## What is asked
Lines with "Generate a Python" and "ax = fig.add_axes([116" mark the range, both included. Reproduce exactly that stretch, without pictures.

## Entries provided
════════════════════

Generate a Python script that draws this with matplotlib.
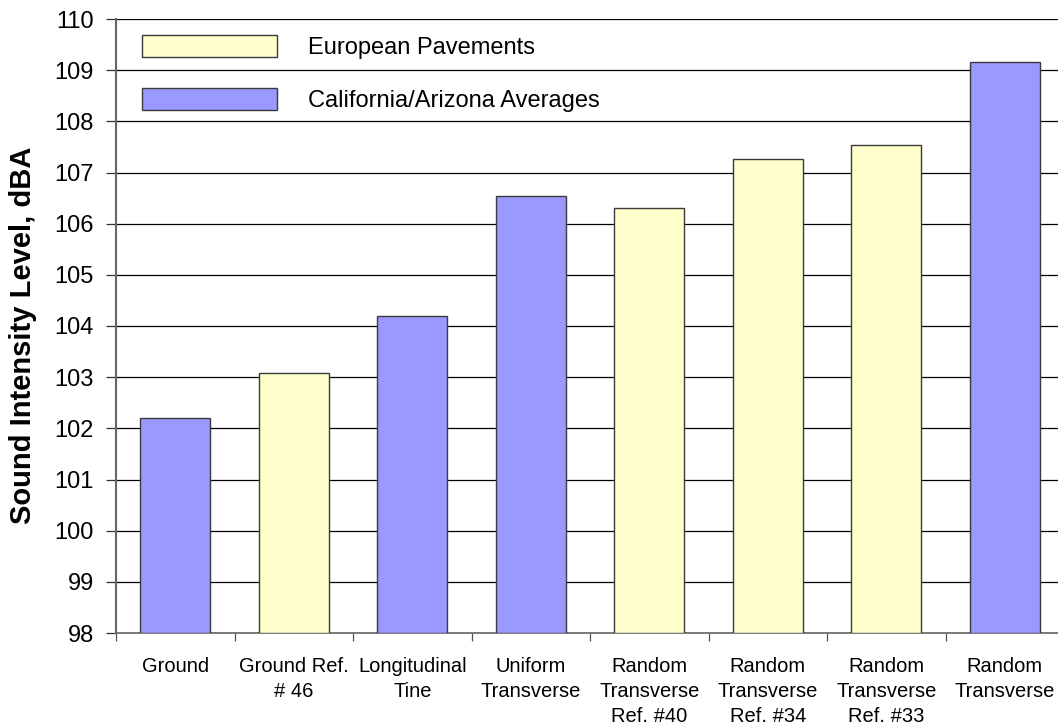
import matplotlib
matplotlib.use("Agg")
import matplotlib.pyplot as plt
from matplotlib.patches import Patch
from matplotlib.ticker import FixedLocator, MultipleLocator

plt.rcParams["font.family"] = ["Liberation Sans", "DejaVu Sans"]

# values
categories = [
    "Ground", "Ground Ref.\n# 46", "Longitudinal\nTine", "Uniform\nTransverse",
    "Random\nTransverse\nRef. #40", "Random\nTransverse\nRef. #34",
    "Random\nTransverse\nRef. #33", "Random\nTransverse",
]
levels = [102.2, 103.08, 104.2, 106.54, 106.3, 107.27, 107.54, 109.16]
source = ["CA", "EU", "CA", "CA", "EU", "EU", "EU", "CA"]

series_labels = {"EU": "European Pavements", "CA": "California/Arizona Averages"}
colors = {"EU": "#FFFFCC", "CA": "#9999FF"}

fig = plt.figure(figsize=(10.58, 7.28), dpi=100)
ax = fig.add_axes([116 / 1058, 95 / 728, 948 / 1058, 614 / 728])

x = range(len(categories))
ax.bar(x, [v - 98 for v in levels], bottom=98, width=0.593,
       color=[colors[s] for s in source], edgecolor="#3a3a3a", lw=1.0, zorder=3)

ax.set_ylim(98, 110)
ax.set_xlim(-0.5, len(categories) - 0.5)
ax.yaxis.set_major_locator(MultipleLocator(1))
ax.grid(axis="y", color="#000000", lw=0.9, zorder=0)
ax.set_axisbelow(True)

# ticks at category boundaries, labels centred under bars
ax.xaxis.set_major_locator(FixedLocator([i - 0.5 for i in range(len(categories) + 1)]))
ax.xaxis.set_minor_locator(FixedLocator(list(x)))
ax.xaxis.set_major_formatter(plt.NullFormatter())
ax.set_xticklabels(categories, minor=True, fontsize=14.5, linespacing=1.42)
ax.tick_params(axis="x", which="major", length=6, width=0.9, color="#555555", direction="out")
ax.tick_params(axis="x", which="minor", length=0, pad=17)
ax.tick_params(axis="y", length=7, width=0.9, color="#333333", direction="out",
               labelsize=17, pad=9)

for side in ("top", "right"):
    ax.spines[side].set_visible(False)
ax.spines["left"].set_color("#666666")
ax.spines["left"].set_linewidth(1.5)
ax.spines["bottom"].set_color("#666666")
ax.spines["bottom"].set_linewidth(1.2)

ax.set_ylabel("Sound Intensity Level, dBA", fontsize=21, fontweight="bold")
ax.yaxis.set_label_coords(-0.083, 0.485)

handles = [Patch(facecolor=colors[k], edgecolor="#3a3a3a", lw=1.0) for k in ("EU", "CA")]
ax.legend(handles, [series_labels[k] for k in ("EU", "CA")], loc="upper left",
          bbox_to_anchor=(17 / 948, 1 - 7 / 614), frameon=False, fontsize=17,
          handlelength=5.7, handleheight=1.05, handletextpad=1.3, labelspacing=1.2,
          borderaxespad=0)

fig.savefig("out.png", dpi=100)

════════════════════

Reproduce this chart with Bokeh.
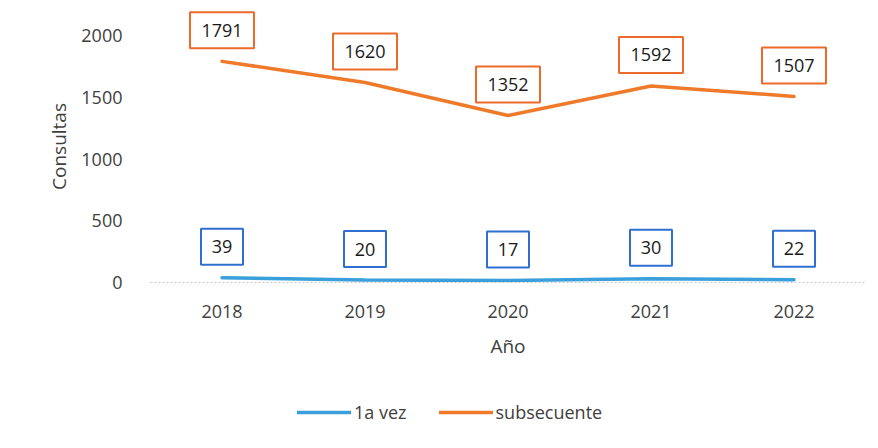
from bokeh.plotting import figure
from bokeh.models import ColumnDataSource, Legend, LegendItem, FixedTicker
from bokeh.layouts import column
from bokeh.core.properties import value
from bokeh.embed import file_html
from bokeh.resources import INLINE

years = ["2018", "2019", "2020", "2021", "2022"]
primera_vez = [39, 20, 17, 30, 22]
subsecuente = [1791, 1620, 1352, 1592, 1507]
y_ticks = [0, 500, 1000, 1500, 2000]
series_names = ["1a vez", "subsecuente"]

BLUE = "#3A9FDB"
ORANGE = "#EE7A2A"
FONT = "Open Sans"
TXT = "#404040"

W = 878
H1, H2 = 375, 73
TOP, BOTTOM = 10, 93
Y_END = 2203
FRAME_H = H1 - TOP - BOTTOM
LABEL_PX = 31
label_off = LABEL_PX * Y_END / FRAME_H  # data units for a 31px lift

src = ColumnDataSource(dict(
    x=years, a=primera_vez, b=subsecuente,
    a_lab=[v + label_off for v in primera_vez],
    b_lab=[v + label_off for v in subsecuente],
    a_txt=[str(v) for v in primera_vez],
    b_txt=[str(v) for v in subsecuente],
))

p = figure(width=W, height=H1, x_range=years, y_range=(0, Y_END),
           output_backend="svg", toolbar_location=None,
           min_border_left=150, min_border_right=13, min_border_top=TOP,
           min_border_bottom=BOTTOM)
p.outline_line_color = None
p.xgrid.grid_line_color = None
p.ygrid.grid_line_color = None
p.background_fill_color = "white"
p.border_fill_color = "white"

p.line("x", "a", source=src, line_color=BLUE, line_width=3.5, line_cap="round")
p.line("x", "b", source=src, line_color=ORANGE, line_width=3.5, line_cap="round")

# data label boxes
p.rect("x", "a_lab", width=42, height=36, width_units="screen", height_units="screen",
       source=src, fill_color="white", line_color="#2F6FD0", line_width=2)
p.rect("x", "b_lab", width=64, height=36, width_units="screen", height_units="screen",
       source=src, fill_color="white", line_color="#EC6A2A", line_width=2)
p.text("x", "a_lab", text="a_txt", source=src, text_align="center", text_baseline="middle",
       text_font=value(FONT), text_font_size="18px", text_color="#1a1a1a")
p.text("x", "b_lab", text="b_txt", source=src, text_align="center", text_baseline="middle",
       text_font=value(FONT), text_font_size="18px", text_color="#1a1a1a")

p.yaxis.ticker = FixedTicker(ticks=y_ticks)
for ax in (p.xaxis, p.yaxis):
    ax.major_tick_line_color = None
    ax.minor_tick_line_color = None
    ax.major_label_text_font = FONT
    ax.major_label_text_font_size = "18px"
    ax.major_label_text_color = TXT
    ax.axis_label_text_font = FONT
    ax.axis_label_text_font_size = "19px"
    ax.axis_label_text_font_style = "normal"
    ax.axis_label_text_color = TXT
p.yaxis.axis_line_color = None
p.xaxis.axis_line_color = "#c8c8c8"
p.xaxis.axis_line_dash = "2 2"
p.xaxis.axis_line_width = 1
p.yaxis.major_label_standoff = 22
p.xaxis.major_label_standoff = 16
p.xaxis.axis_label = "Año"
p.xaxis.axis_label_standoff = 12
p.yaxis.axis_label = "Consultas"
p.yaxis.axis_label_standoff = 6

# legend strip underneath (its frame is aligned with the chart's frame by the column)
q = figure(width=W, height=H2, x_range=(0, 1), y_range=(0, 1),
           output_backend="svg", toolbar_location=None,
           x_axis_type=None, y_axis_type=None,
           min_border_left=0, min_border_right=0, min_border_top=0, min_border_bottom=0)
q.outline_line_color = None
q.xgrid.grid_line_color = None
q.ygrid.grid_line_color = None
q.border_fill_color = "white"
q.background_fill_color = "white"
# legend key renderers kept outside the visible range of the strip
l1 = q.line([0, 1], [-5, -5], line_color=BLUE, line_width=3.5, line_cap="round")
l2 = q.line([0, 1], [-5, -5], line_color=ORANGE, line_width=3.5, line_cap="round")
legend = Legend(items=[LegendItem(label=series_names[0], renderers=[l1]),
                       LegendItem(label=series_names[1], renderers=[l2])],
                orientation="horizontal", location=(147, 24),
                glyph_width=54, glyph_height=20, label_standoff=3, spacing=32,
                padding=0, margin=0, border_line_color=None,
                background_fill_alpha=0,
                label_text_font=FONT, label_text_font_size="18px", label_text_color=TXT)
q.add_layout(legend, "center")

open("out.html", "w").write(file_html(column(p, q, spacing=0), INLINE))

════════════════════

## Full answer
Generate a Python script that draws this with matplotlib.
import matplotlib
matplotlib.use("Agg")
import matplotlib.pyplot as plt
from matplotlib.patches import Patch
from matplotlib.ticker import FixedLocator, MultipleLocator

plt.rcParams["font.family"] = ["Liberation Sans", "DejaVu Sans"]

# values
categories = [
    "Ground", "Ground Ref.\n# 46", "Longitudinal\nTine", "Uniform\nTransverse",
    "Random\nTransverse\nRef. #40", "Random\nTransverse\nRef. #34",
    "Random\nTransverse\nRef. #33", "Random\nTransverse",
]
levels = [102.2, 103.08, 104.2, 106.54, 106.3, 107.27, 107.54, 109.16]
source = ["CA", "EU", "CA", "CA", "EU", "EU", "EU", "CA"]

series_labels = {"EU": "European Pavements", "CA": "California/Arizona Averages"}
colors = {"EU": "#FFFFCC", "CA": "#9999FF"}

fig = plt.figure(figsize=(10.58, 7.28), dpi=100)
ax = fig.add_axes([116 / 1058, 95 / 728, 948 / 1058, 614 / 728])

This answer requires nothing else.